According to American poet, novelist, and short story writer Paul Lawrence Dunbar, “All work and no play makes Jack a dull boy. All play and no work makes Jack a mere toy.”
But for some young Singaporeans, it is all work and no play, not even during school breaks.
While some students and their families plan to spend the week-long March holiday on recreational activities, many others have to roll up their sleeves to work to supplement their household income, and help put food on the table.
According to figures published by the Ministry of Manpower (MOM) and released in January this year, the number of young workers aged 15 to 19 years old for 2021 stands at 28,800, lower than 2020 when the number was 30,100.
Before the pandemic, the number of youth workers remained well above 31,000 between 2011 and 2019.
Human resource experts, employment agencies and social workers say the reduction in numbers can be attributed to the risk of exposure to Covid-19.
Despite the risks, some youths still continue to work during the school holidays and outside of school hours.
Sixteen-year-old Alex worked at GOPIZZA in Plaza Singapura during the school holidays and continued working there on weekends during the school term before his homework started piling up. He realised that he was unable to cope with both school and work, and had to make the difficult decision to focus on his studies.
“I had to work because my mother’s income alone is barely enough to support us so I decided that I will work for my own pocket money and also give her some money to ease her financial burden,” he says, adding that he gave half his salary to his mother and saved the other half for his own needs.
Alex says it was “very stressful and tiring” because there would be “some random customer losing his temper at me for the slightest mistake, or somebody who was just plain rude”.
“Also, I had to do all the heavy lifting of stocks since most of my coworkers were old and could not do it,” he adds.
Alex also says that working at GOPIZZA had taught him skills such as socialising and interacting with different people, and improving his communication skills when it was “my turn to be the cashier for that day”.
The higher NITEC student in electrical engineering does not feel that work impacted his academic results then because he had enough time to study, except those times when he just “couldn’t understand the engineering concepts properly despite my best attempts”.
Alex says he feels envious of his peers who are able to enjoy time out during school breaks. “I think I would be like them if my family’s financial situation was better. Yet I feel fortunate because my family is very loving, and this is all I ask for,” he adds.
According to the MOM, children and young persons are restricted in the type of work they can do and this is governed by Part VIII of the Employment Act and the Employment of Children and Young Persons Regulation.
For example, if children and young persons are hired for manual labour, they cannot work at night, and they cannot work on days off without permission from the Commissioner for Labour.
Unlike Alex Shen, who is also 16, worked as a hamper packer during the December holidays because he wanted to” have some extra cash to spend during the term break”.
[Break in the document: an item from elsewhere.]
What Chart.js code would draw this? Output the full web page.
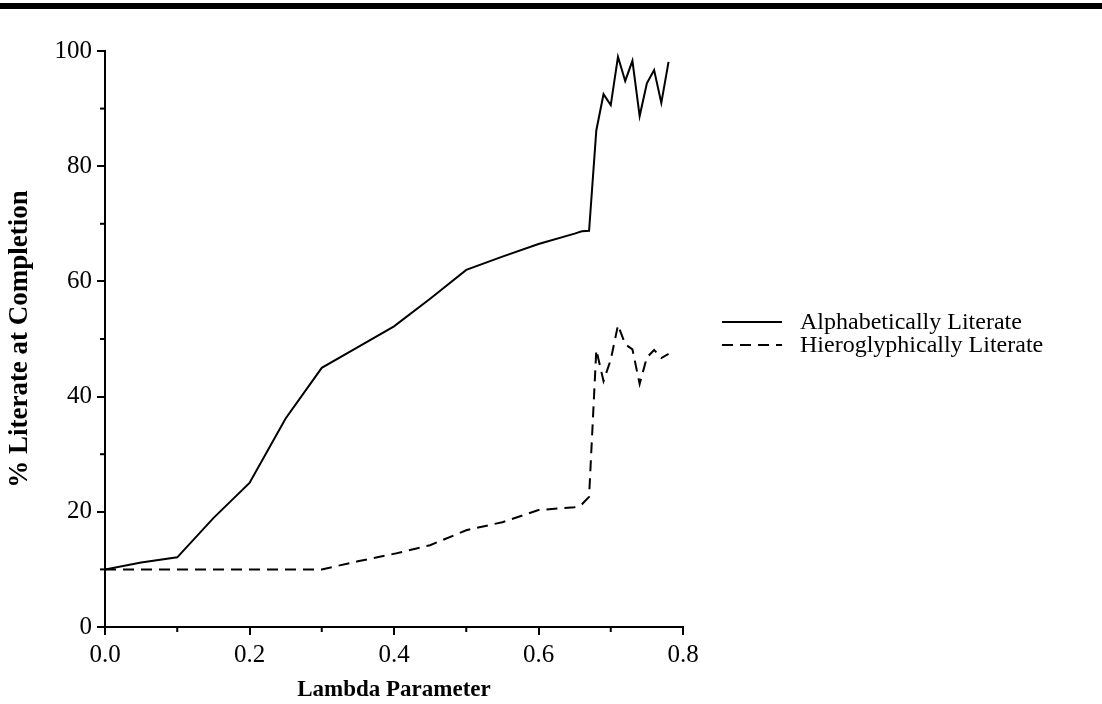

“I did not have to support my family, but I did not want to ask for more from my parents. I saw how hard they work just to support the family,” he says, adding that he comes from a “modest working-class background”.
Fortunately for Shen, the work was not too tough and he enjoyed his time there as “the people were very friendly and this made the work much more enjoyable”.
Hamper packing requires teamwork, so Shen says he learned how to collaborate with people from the different age groups effectively. “I also learned better time management skills and working under pressure,” the Singapore Polytechnic student says.
Shen would have preferred to continue working there to earn more pocket money while he waits for his polytechnic course to start, but the demand for hampers dried up after the festive seasons ended and the company no longer required his services.
Since there is still some time before the academic year begins at the Polytechnics, Shen intends to look for another part-time job so that he can continue to rely on himself.
Ryan, on the other hand, took up “odd jobs such as being a waiter and as a store assistant” throughout his three years as a full-time diploma student.
“I did not have stable financial support from my parents, so I wanted to provide a stable income for myself and also build an emergency fund in case of any contingencies,” he says.
“I started working during the term break and I decided to continue even when school started as I really needed the money. I live with my grandparents and they are no longer working, so I feel bad taking money from them as they would have to dip into their savings”, says the 22-year-old, adding that he also gave part of his income to his grandparents to help with the household expenses.
“However, I realised that my studies were getting affected over time. I would usually stop working whenever it was the exam period so that I could have more time to revise,” the Republic Polytechnic graduate says.
Ryan, who is currently in National Service, received financial assistance from the polytechnic for his tuition fees and the required laptop during his time there.
He admits it was not easy juggling work and studies. “Some days were more difficult than others, but the experience had made me stronger as a person and taught me to be independent. Working in different jobs also helped improve my social skills and I have made many friends along the way.”
Ryan’s determination paid off. He graduated from Republic Polytechnic with a Diploma in Biotechnology and has secured a place at Singapore University of Technology and Design (SUTD).